South Korea’s former military dictator Chun Doo-hwan, who took power in a 1979 coup, has died at the age of 90.
He ruled the country with an iron fist between 1980 and 1988, and his reign was marked by the widespread use of torture against dissidents and the repression of free speech.
He repressed pro-democracy protests during his time as an unelected military ruler and was known as the ‘Butcher of Gwangju’ for ordering the crackdown in the southwestern city in 1980.
The official death toll from the Gwangju violence is 200, but some organisations say the number could be three times that.
Born in 1931, Chun Doo-hwan entered the military academy for officer training at the height of the Korean War.
He rose through the ranks under his military patron Park Chung-hee, who took power in a coup in 1961.
When Park Chung-hee was assassinated in 1979, Chun Doo-hwan took control of the murder investigation before launching his own military coup two months later, taking control of South Korea.
During a visit to Burma in 1983, North Korean agents tried to kill him by detonating a bomb during a ceremony in memory of Aung San, the murdered Burmese independence hero and father of Aung San Suu Kyi.
His military regime oversaw South Korea's strong economic growth and got Seoul to host the 1988 Olympics.

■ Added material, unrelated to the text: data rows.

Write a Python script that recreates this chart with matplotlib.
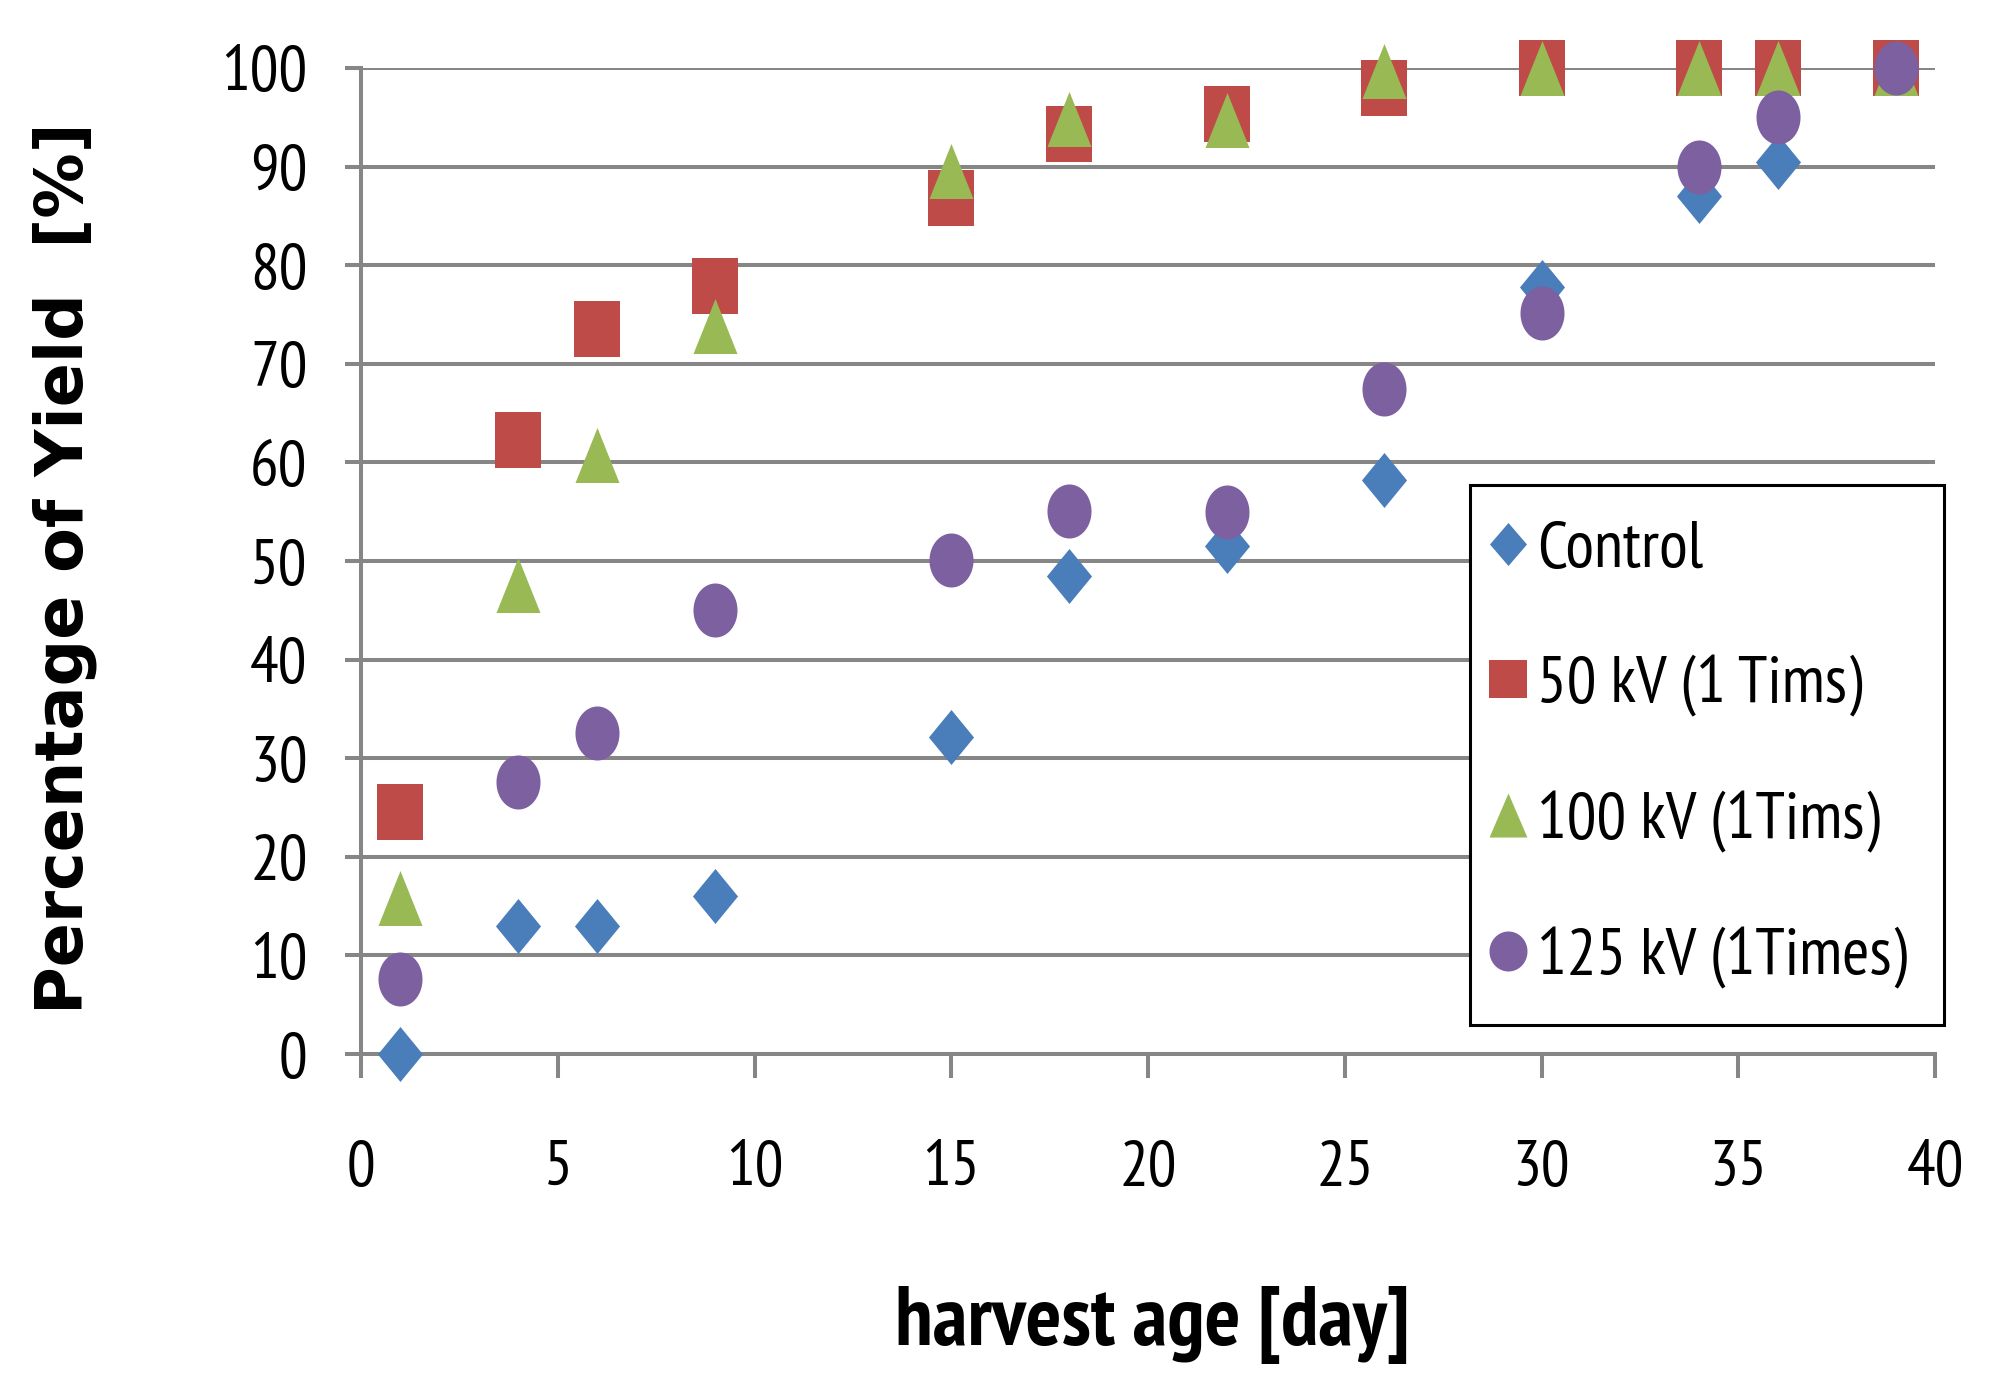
import numpy as np
import matplotlib
matplotlib.use('Agg')
import matplotlib.pyplot as plt
from matplotlib.path import Path
from matplotlib.lines import Line2D

# ---- data ----
days = [1, 4, 6, 9, 15, 18, 22, 26, 30, 34, 36, 39]
control = [0, 13, 13, 16, 32.2, 48.5, 51.5, 58.2, 77.8, 87, 90.5, 100]
kv50 = [24.5, 62.3, 73.5, 77.9, 86.8, 93.3, 95.3, 98, 100, 100, 100, 100]
kv100 = [15.8, 47.6, 60.7, 73.8, 89.6, 94.8, 94.7, 99.7, 100, 100, 100, 100]
kv125 = [7.6, 27.6, 32.6, 45, 50.1, 55.1, 55, 67.4, 75.2, 90, 95, 100]
labels = ["Control", "50 kV (1 Tims)", "100 kV (1Tims)", "125 kV (1Times)"]
xticks = [0, 5, 10, 15, 20, 25, 30, 35, 40]
yticks = [0, 10, 20, 30, 40, 50, 60, 70, 80, 90, 100]

colors = ['#4A7EBB', '#BE4B48', '#98B954', '#7D60A0']
GRAY = '#868686'

plt.rcParams['font.family'] = ['PT Sans Narrow', 'Carlito', 'DejaVu Sans']

def rect_path(rx):
    return Path([(-rx, -0.5), (rx, -0.5), (rx, 0.5), (-rx, 0.5), (-rx, -0.5)],
                [Path.MOVETO, Path.LINETO, Path.LINETO, Path.LINETO, Path.CLOSEPOLY])

def ellipse_path(rx):
    t = np.linspace(0, 2 * np.pi, 80)
    v = np.column_stack([rx * np.cos(t), 0.5 * np.sin(t)])
    return Path(v, closed=True)

def tri_path(rx):
    return Path([(-rx, -0.5), (rx, -0.5), (0, 0.5), (-rx, -0.5)],
                [Path.MOVETO, Path.LINETO, Path.LINETO, Path.CLOSEPOLY])

def diamond_path(rx):
    return Path([(0, -0.5), (rx, 0), (0, 0.5), (-rx, 0), (0, -0.5)],
                [Path.MOVETO, Path.LINETO, Path.LINETO, Path.LINETO, Path.CLOSEPOLY])

fig = plt.figure(figsize=(19.9, 13.84), dpi=100)
ax = fig.add_axes([0.1814, 0.2384, 0.7910, 0.7125])

ax.set_xlim(0, 40)
ax.set_ylim(0, 100)
ax.set_xticks(xticks)
ax.set_yticks(yticks)

ax.yaxis.grid(True, color=GRAY, lw=2.9)
ax.set_axisbelow(True)
for s in ['top', 'right']:
    ax.spines[s].set_visible(False)
for s in ['left', 'bottom']:
    ax.spines[s].set_color(GRAY)
    ax.spines[s].set_linewidth(2.9)

ax.tick_params(axis='y', direction='out', length=11.5, width=2.9, color=GRAY,
               pad=27, labelsize=46)
ax.tick_params(axis='x', direction='out', length=17, width=2.9, color=GRAY,
               pad=45, labelsize=46)

series = [control, kv50, kv100, kv125]
markers = [diamond_path(0.41), rect_path(0.4035), tri_path(0.4), ellipse_path(0.4075)]
sizes = [39.6, 41, 39.6, 38.9]
for i, (vals, m, ms) in enumerate(zip(series, markers, sizes)):
    ax.plot(days, vals, linestyle='none', marker=m, ms=ms, color=colors[i],
            mew=0, clip_on=False, zorder=3 + i)

leg_markers = [diamond_path(0.43), rect_path(0.5), tri_path(0.43), ellipse_path(0.475)]
leg_sizes = [31, 27, 31.7, 28.8]
handles = [Line2D([], [], linestyle='none', marker=m, ms=s, color=c, mew=0)
           for m, s, c in zip(leg_markers, leg_sizes, colors)]
leg = ax.legend(handles, labels, loc='upper left',
                bbox_to_anchor=(1470 / 1990, 1 - 485 / 1384),
                bbox_transform=fig.transFigure, borderaxespad=0,
                fontsize=47.5, frameon=True, fancybox=False, edgecolor='black',
                borderpad=0.55, handlelength=0.05, handletextpad=0.42,
                labelspacing=1.12)
leg.get_frame().set_linewidth(2.2)
leg.get_frame().set_alpha(1)

fig.text(65 / 1990, 1 - 568 / 1384, "Percentage of Yield  [%]", rotation=90,
         ha='center', va='center', fontsize=47, fontweight='bold',
         family=['DejaVu Sans'])
fig.text(1152 / 1990, 1 - 1345 / 1384, "harvest age [day]", ha='center',
         va='baseline', fontsize=60.5, fontweight='bold')

fig.savefig('out.png', dpi=100)
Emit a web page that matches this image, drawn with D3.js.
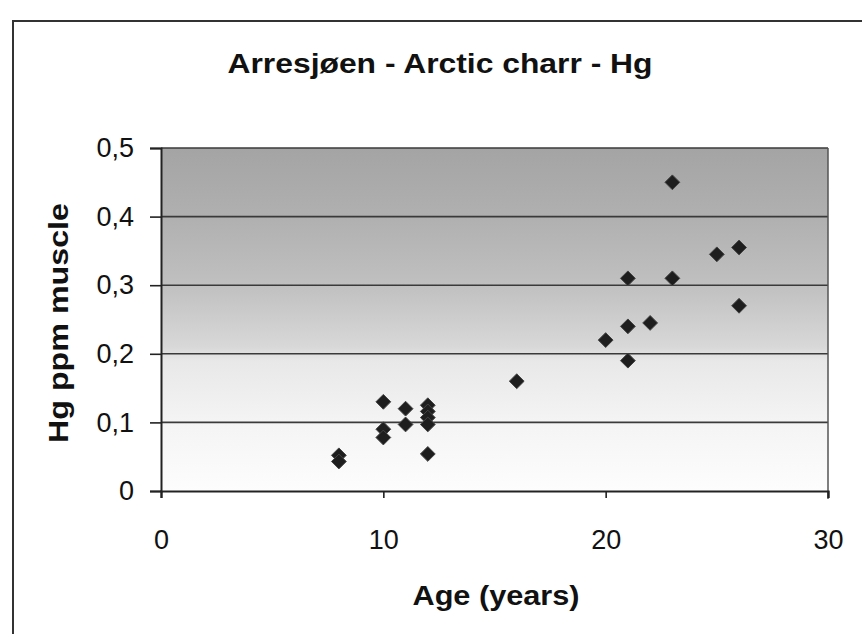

In 1987, massive demonstrations against his regime forced him to accept the restoration of democracy.
He stepped down the following year after his long-time ally Roh Tae-woo won the election.
After opposition leader Kim Young-sam was elected president in 1993, Chun Doo-hwan was accused of treason and corruption.
He was sentenced to death, but this was later reduced by the Supreme Court, and he was pardoned in 1997.
Chun never apologised over the Gwangju crackdown.